Il s’agit d’un essai dont le discours concilie avec bonheur poésie et philosophie, tout en portant en filigrane le récit d’une rupture amoureuse et d’une reconquête de la « joie de vivre » (63) — l’auteure ne répugne pas aux formules toutes faites. Hélène Dorion y reprend et approfondit les thèmes principaux de son oeuvre, à travers des motifs insistants. L’idée de lien, particulièrement développée dès le début, en rapport avec la théorie du physicien David Böhm (« l’univers serait une structure infinie d’ondes dans laquelle tout est lié à tout, et où les contraires […] ne sont que des manifestations différentes d’une même réalité » [12]), et récurrente tout au long du texte, exprime la nécessaire rencontre de l’Autre qui fonde la vie, et qui fonde du même coup l’Amour (« avec un grand A », est-il précisé [18]). On retrouve là une morale, ou en tout cas une éthique, aux puissants relents de catholicisme, encore que « l’Aimé·e » (sic), objet du sentiment, ne soit réductible à aucune orthodoxie religieuse.

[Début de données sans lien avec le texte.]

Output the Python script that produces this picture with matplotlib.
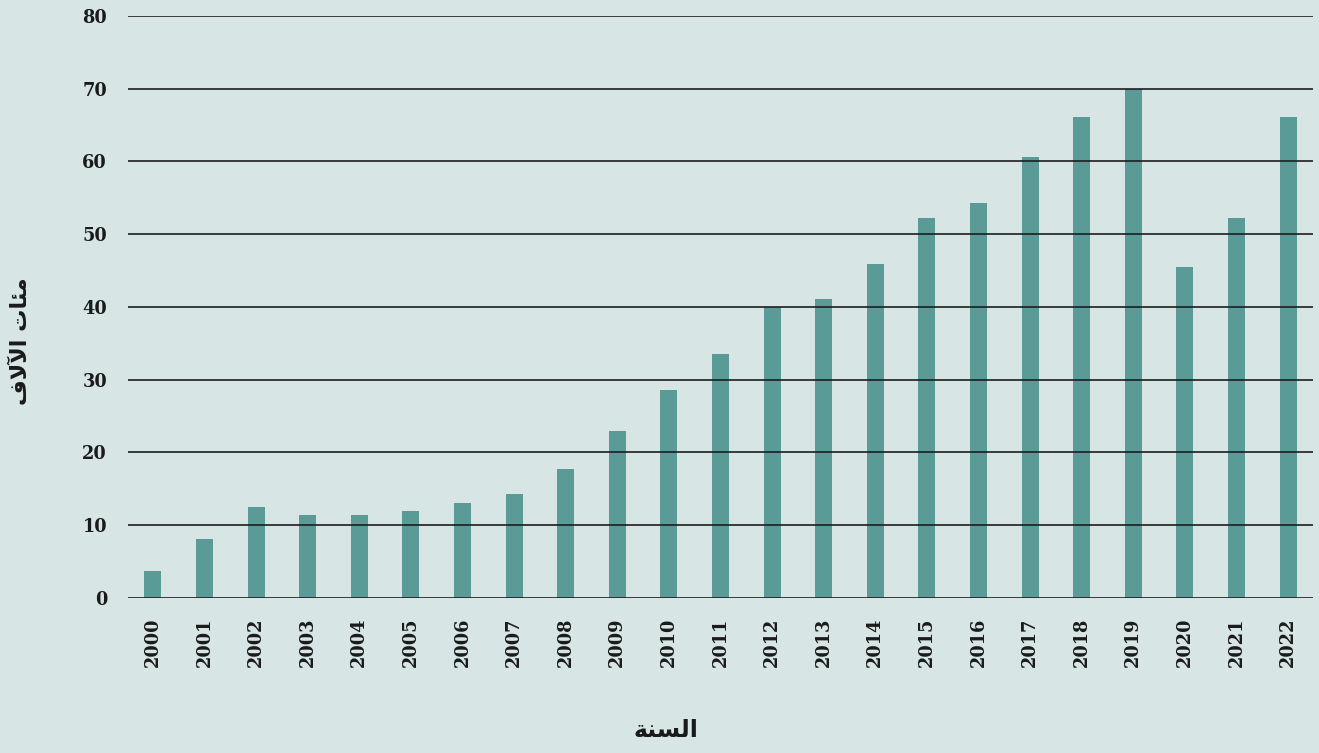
import matplotlib.pyplot as plt
import numpy as np

# ── data ──
years = [str(y) for y in range(2000, 2023)]
values = [3.7, 8.1, 12.5, 11.4, 11.4, 12.0, 13.1, 14.3, 17.7, 23.0, 28.6, 33.5,
          40.0, 41.1, 45.9, 52.2, 54.3, 60.6, 66.1, 70.0, 45.5, 52.2, 66.1]
yticks = [0, 10, 20, 30, 40, 50, 60, 70, 80]

# Arabic labels in presentation forms, visual order (matplotlib does no shaping)
xlabel_ar = "\uFE94\uFEE8\uFEB4\uFEDF\uFE8D"                       # السنة
ylabel_ar = "\uFED1\uFEFB\uFEF5\uFE8D \uFE95\uFE8E\uFE8C\uFEE3"     # مئات الآلاف

BG = '#d7e6e5'
BAR = '#5a9a97'
TXT = '#1a1a1a'

fig = plt.figure(figsize=(13.19, 7.53), dpi=100, facecolor=BG)
ax = fig.add_axes([0.097, 0.206, 0.8985, 0.773])
ax.set_facecolor(BG)

x = np.arange(len(years))
ax.bar(x, values, width=0.33, color=BAR, zorder=2)

ax.set_xlim(-0.485, len(years) - 1 + 0.485)
ax.set_ylim(0, 80)
ax.set_yticks(yticks)
ax.yaxis.grid(True, color='#1e1e1e', lw=1.2, zorder=3)
ax.set_axisbelow(False)
for s in ax.spines.values():
    s.set_visible(False)
ax.tick_params(length=0)
ax.tick_params(axis='y', pad=15)
ax.tick_params(axis='x', pad=14)

ax.set_xticks(x)
ax.set_xticklabels(years, rotation=90, fontsize=12.8, fontweight='bold',
                   family='DejaVu Serif', color=TXT)
for lbl in ax.get_yticklabels():
    lbl.set_fontsize(12.8)
    lbl.set_fontweight('bold')
    lbl.set_family('DejaVu Serif')
    lbl.set_color(TXT)

fig.text(0.505, 0.03, xlabel_ar, ha='center', va='center', fontsize=17,
         fontweight='bold', family=['DejaVu Sans'], color=TXT)
fig.text(0.016, 0.547, ylabel_ar, ha='center', va='center', rotation=90,
         fontsize=16, fontweight='bold', family=['DejaVu Sans'], color=TXT)

fig.savefig('out.png', dpi=100, facecolor=BG)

Or, les liens qu’on multiplie avec le monde, dans une perspective amoureuse, sont facilement brisés par l’existence, et l’on expérimente aussitôt le chaos, la rupture, la solitude. Dès lors, « plus de lumière pour définir l’ombre, plus d’ombre pour témoigner de la lumière » (34). Les contraires semblent se dissoudre dans un vague immense, un « brouillard » (34), un « magma » (31, 34), et pourtant, ce vague joue, par rapport au défini, le même rôle que l’ombre par rapport au jour. Bref, on ne sort pas de la dualité du Bien et du Mal (ou, en termes plus laïques, de l’être et du néant). Que le vague résulte immanquablement de la confrontation des contraires montre bien que la médiation, que toute dialectique sont impossibles. Les contraires évoluent soit dans le sens de leur annulation limbique, soit dans l’exultation extrémiste, lumière et ombre devenant alors des infinis substituables l’un à l’autre. Pas étonnant, dès lors, que la rencontre du monde soit la rencontre de soi : « Émerveillée, je regarde cet horizon vaste et plein, à la fois familier et inconnu, et je sais que c’est à l’intérieur de moi que se posent ainsi mes yeux. » (64) L’autre, c’est moi.

Une telle métaphysique mène à des considérations compliquées. Elles ont le mérite d’éclairer la poésie de l’auteure, toujours propulsée de thème en antithèse, de faille (27) ou de brisure (50) en fragiles éternités (478). Chez Hélène Dorion, tout a la splendeur bleutée de l’infini et tout, presque simultanément, vire au magma inqualifiable, en raison d’une essentielle fragilité du monde.

Mais, comme chaque aspect du monde contient son contraire, le salut est constamment à portée de la main. La perte aussi. Une sorte d’arbitraire thématique en résulte peut-être.